Two Welsh blade shearers have become UK champions for the ‘Nine Hour Two Stand Blade Shearing on Lambs’, setting a new record.
Starting at 5.00am on Saturday (30 September), at Fernhill Farm, in Compton Martin, Somerset, the two men sheared a total of 397 sheep which was an average of 44 sheep per hour.
As part of this attempt, Gareth also gained the solo blade title, shearing himself a total of 202 sheep.
Using 7.25 inch blades they set these records in a gruelling 9 hour session, shearing Romney X Shetland lambs, courtesy of Andrew Wear.
As there were no previous UK records, the two have established British firsts.
Both men are Welsh wool producers and top UK blade shearers. Clive is also a British Isles Shearing Competitions Association (BISCA) judge. The competition was supported by British Wool, who run both blade and machine shearing courses as part of their annual training programme.
'Open up the path'
Gareth, a sheep farmer in the Snowdonia National Park, farms over a 1,000 sheep at 2,600 feet in Gwynedd.
He cut his teeth on blade shearing aged 15, and has competed for Wales and sheared around the world. He has just returned from New Zealand, where he competed against fierce competition in the World Championship Blade Shearing Finals.
Speaking afterwards he said: “This was the first UK attempt, and we are delighted to have now set British records and benchmarks, which open up the path for others to try follow.”
Clive Hamer farms at Hirnant, Elan Valley, near Rhayader and shears sheep commercially both in the UK and in New Zealand. He also regularly takes part in sheering competitions.
In describing this record-making event, Clive says: “This was a big challenge and I am delighted to have sheared alongside Gareth to set the record.
“We were both aware that, unless standards such as these are set, there is nothing for others to aspire to. I am sure that in the not too distant future, we will see other shearers taking up this challenge.”
In recent years, British Wool have seen a revival in popularity of blade shearing, and they annually run numerous blade shearing courses.
In addition to the young shearers wanting to learn this skill, many of those attending these courses are small holders who want to have the ability to shear their own flock as opposed to bringing in contract shearers.
Shepherds also find a pair of shears useful when they come across a solitary sheep that has escaped the shearer at shearing time, as Gareth explains: “I do truly believe that this is an important skill which should be maintained, especially for upland farmers.
“Each year I probably blade shear between 150 – 200 sheep, usually those which have strayed. The shears are light to carry and, depending on the breed, size, and condition, you can usually shear a sheep in about 2 to 3 minutes.”

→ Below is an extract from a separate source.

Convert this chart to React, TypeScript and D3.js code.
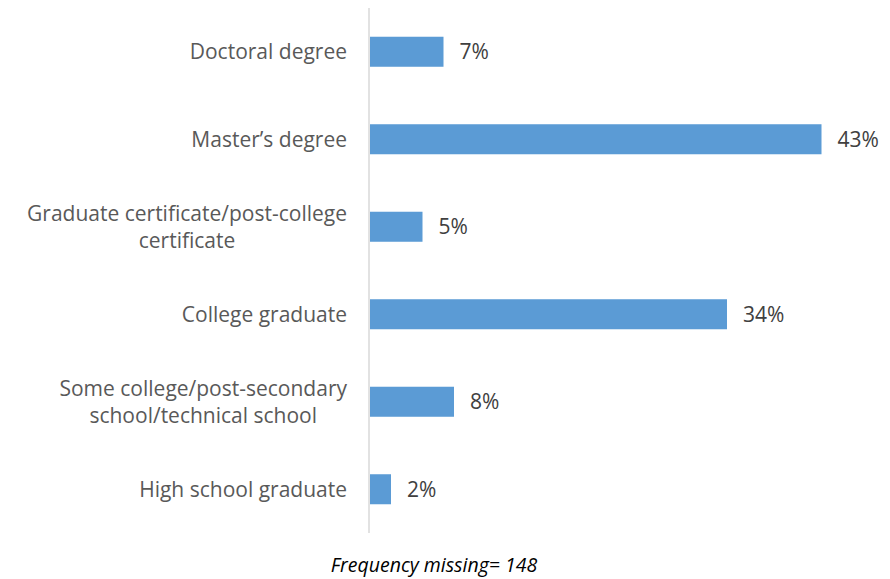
import React from "react";
import * as d3 from "d3";

const categories: string[][] = [
  ["Doctoral degree"],
  ["Master\u2019s degree"],
  ["Graduate certificate/post-college", "certificate"],
  ["College graduate"],
  ["Some college/post-secondary", "school/technical school"],
  ["High school graduate"],
];
const values: number[] = [7, 43, 5, 34, 8, 2];
const valueLabels: string[] = ["7%", "43%", "5%", "34%", "8%", "2%"];
const footnote = "Frequency missing= 148";

const W = 890;
const H = 579;
const FONT = "'Open Sans', sans-serif";

export default function App() {
  const x0 = 370;
  const top = 8;
  const bottom = 533;
  const x = d3.scaleLinear().domain([0, 50]).range([x0, x0 + 525]);
  const y = d3
    .scaleBand<number>()
    .domain(d3.range(values.length))
    .range([top, bottom])
    .paddingInner(0.657)
    .paddingOuter(0.3285);
  const labelRight = 347;
  const lineH = 27;

  return (
    <svg
      width={W}
      height={H}
      style={{ position: "absolute", left: 0, top: 0, background: "#fff" }}
      fontFamily={FONT}
    >
      <rect width={W} height={H} fill="#fff" />
      {values.map((v, i) => {
        const yc = (y(i) as number) + y.bandwidth() / 2;
        return (
          <g key={i}>
            <rect
              x={x(0)}
              y={y(i)}
              width={x(v) - x(0)}
              height={y.bandwidth()}
              fill="#5b9bd5"
            />
            <text
              x={x(v) + 16}
              y={yc}
              dy="0.35em"
              fontSize={21}
              fill="#404040"
            >
              {valueLabels[i]}
            </text>
          </g>
        );
      })}
      <line x1={369} x2={369} y1={top} y2={bottom} stroke="#d9d9d9" strokeWidth={1.5} />
      {categories.map((lines, i) => {
        const yc = (y(i) as number) + y.bandwidth() / 2;
        return (
          <CatLabel key={i} lines={lines} right={labelRight} yc={yc} lineH={lineH} />
        );
      })}
      <text
        x={434}
        y={565}
        dy="0.35em"
        textAnchor="middle"
        fontSize={19.5}
        fontStyle="italic"
        fill="#000"
      >
        {footnote}
      </text>
    </svg>
  );
}

function CatLabel({
  lines,
  right,
  yc,
  lineH,
}: {
  lines: string[];
  right: number;
  yc: number;
  lineH: number;
}) {
  const ref = React.useRef<SVGGElement>(null);
  const [w, setW] = React.useState(0);
  React.useLayoutEffect(() => {
    if (ref.current) {
      const texts = ref.current.querySelectorAll("text");
      let m = 0;
      texts.forEach((t) => {
        m = Math.max(m, (t as SVGTextElement).getComputedTextLength());
      });
      setW(m);
    }
  }, [lines]);
  const cx = right - w / 2;
  const y0 = yc - ((lines.length - 1) * lineH) / 2;
  return (
    <g ref={ref}>
      {lines.map((l, j) => (
        <text
          key={j}
          x={cx}
          y={y0 + j * lineH}
          dy="0.35em"
          textAnchor="middle"
          fontSize={21}
          fill="#595959"
        >
          {l}
        </text>
      ))}
    </g>
  );
}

The overall aim of this attempt was to set both a record, for double stand and solo, and to set a British sheep shearing standard.
When asked why setting the benchmark was important Colin MacGregor, British Wool’s Head of Shearing, said: “Shearing is integral to the harvesting of wool and as such we must ensure that we maintain skills across a range of techniques.
“In the last few years there has been a resurgence in both competitive shearing and record attempts, both which have helped to raise the profile of sheep shearing.
“As a result we now have a very healthy group of young people across the UK who want to develop their all-round shearing skills and this includes blade shearing.
“On behalf of British Wool congratulations to both Gareth and Clive for their achievements today and for setting the first ever blade shearing standards.”